For this second book in the series, Robert Aickman selected twelve supernatural tales, including his own "The Inner Room." Four of my top fifty ghost stories also appear in this volume: "Man-Size in Marble" by Edith Nesbit; "Thurnley Abbey" by Perceval Landon; "The Inner Room" by Robert Aickman; and "Afterward" by Edith Wharton.

These are the stories in the 2nd Fontana Book of Great Ghost Stories:

"Playing with Fire" by Sir Arthur Conan Doyle-- The author was a long-standing member of the Society for Psychical Research, and became more interested in the paranormal after the untimely death of his son. The séance in this story calls up an unexpected creature out of the darkness.

"Man-Size in Marble" by Edith Nesbit--This fascinating Victorian author supported herself, her husbands, her children, and her husband's children by his mistress through her writing. She definitely didn't model the wimpy wife in this story on herself! Newly-weds find the perfect, secluded cottage where they can paint and write in peace. However local legend has it that no one ever stays in the cottage on All Saints' Eve.

"How Love Came to Professor Guildea" by Robert Hichens--Father Murchison makes friends with the brilliant Professor Guildea who "had a poor opinion of most things, but especially of women." Nevertheless, something falls in love with him.

"The Demon Lover" by Elizabeth Bowen--Twenty-five years after her first love disappeared into the cauldron of WWI, Kathleen gets a letter from him reminding her of their 'anniversary.'

"A.V. Laider" by Sir Max Beerbohm--In a sleepy hostel by the sea, two Englishmen fall in together and one has an odd tale to tell concerning palmistry.

"The Facts in the Case of M. Valdemar" by Edgar Allan Poe--The narrator attempts to mesmerize a man on this deathbed with disturbing results.

"Our Distant Cousins" by Lord Dunsany--A fantasy about a trip to Mars in an aeroplane. I have no idea why the editor chose to include this story in this collection--maybe to set up his own story which follows it.
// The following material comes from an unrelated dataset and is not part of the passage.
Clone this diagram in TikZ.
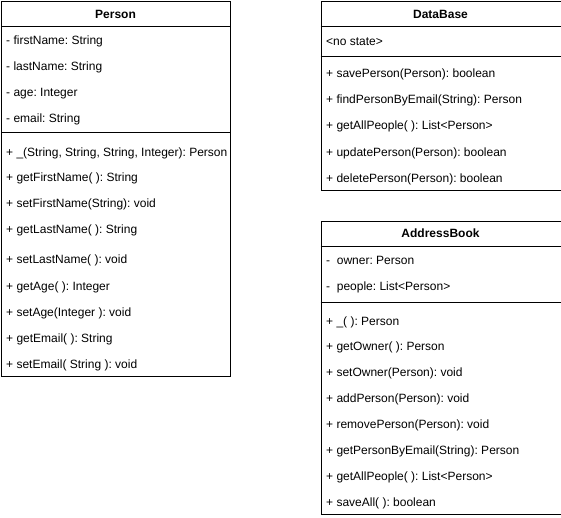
\documentclass[tikz,border=0pt]{standalone}
\usepackage{fontspec}
\setmainfont{Liberation Sans}
\frenchspacing
\begin{document}
\begin{tikzpicture}[x=1pt,y=-1pt,
  boxline/.style={draw=black,line width=1pt},
  row/.style={anchor=base west,inner sep=0pt,font=\fontsize{12}{14}\selectfont},
  title/.style={anchor=base,inner sep=0pt,font=\fontsize{12}{14}\selectfont\bfseries}]
\useasboundingbox (0,0) rectangle (561,518);
% Person
\node[boxline,rectangle,minimum width=229pt,minimum height=375pt,anchor=north west,inner sep=0pt] (person) at (1,1) {};
\draw[boxline] (1,26.5) -- (230,26.5);
\draw[boxline] (1,133) -- (230,133);
\node[title] (ptitle) at (115.5,18.5) {Person};
\node[row] (p1) at (6,44.5) {- firstName: String};
\node[row] (p2) at (6,70.5) {- lastName: String};
\node[row] (p3) at (6,96.5) {- age: Integer};
\node[row] (p4) at (6,122.5) {- email: String};
\node[row] (m1) at (6,156.5) {+ \_(String, String, String, Integer): Person};
\node[row] (m2) at (6,181.5) {+ getFirstName( ): String};
\node[row] (m3) at (6,207.5) {+ setFirstName(String): void};
\node[row] (m4) at (6,233.5) {+ getLastName( ): String};
\node[row] (m5) at (6,263.5) {+ setLastName( ): void};
\node[row] (m6) at (6,290.5) {+ getAge( ): Integer};
\node[row] (m7) at (6,316.5) {+ setAge(Integer ): void};
\node[row] (m8) at (6,342.5) {+ getEmail( ): String};
\node[row] (m9) at (6,368.5) {+ setEmail( String ): void};
% DataBase
\node[boxline,rectangle,minimum width=240pt,minimum height=189pt,anchor=north west,inner sep=0pt] (db) at (320.5,1) {};
\draw[boxline] (320.5,26.5) -- (560.5,26.5);
\draw[boxline] (320.5,56.5) -- (560.5,56.5);
\node[title] (dtitle) at (440.5,18.5) {DataBase};
\node[row] (d0) at (326,45.5) {<no state>};
\node[row] (d1) at (326,77.5) {+ savePerson(Person): boolean};
\node[row] (d2) at (326,103.5) {+ findPersonByEmail(String): Person};
\node[row] (d3) at (326,130) {+ getAllPeople( ): List<Person>};
\node[row] (d4) at (326,156.5) {+ updatePerson(Person): boolean};
\node[row] (d5) at (326,182.5) {+ deletePerson(Person): boolean};
% AddressBook
\node[boxline,rectangle,minimum width=240pt,minimum height=293pt,anchor=north west,inner sep=0pt] (ab) at (320.5,221) {};
\draw[boxline] (320.5,246.5) -- (560.5,246.5);
\draw[boxline] (320.5,302) -- (560.5,302);
\node[title] (atitle) at (440.5,238) {AddressBook};
\node[row] (a1) at (326,264.5) {-\ \ owner: Person};
\node[row] (a2) at (326,290.5) {-\ \ people: List<Person>};
\node[row] (b1) at (326,325) {+ \_( ): Person};
\node[row] (b2) at (326,350.5) {+ getOwner( ): Person};
\node[row] (b3) at (326,376.5) {+ setOwner(Person): void};
\node[row] (b4) at (326,402.5) {+ addPerson(Person): void};
\node[row] (b5) at (326,428.5) {+ removePerson(Person): void};
\node[row] (b6) at (326,454.5) {+ getPersonByEmail(String): Person};
\node[row] (b7) at (326,480.5) {+ getAllPeople( ): List<Person>};
\node[row] (b8) at (326,506.5) {+ saveAll( ): boolean};
\end{tikzpicture}
\end{document}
"The Inner Room" by Robert Aickman--A gothic revival doll house entrances a little girl, whose parents reluctantly buy it for her. "It was not one of those dolls' houses of commerce from which sides can be lifted in their entirety." The little girl has to peer through the doll house windows to learn about her new acquisition. Her brother determines mathematically that there is an inaccessible inner room. Years later, after the girl has grown to adulthood, she stumbles across a house in the woods that has the exact appearance of her old doll house. Will she finally learn what is in the inner room?

"Thurnley Abbey" by Perceval Landon--The new owners of Thurnley Abbey invite one of their friends to stay overnight, without telling him that he will be sleeping in the haunted bedroom. Believing the creature that appears at his bedfoot to be a hoax, the angry guest tears it apart bone by bone.

"Nightmare Jack" by John Metcalfe--Rubies stolen from an Eastern idol haunt the thieves who stole them.

"The Damned Thing" by Ambrose Bierce--The coroner's jury listens to the story of a man's mysterious death, as told by the only eye-witness.

"Afterward" by Edith Wharton--A nouveau-riche American couple renovate an old English manor. There supposedly is a ghost, but no one ever realizes that he or she saw it until well after the fact.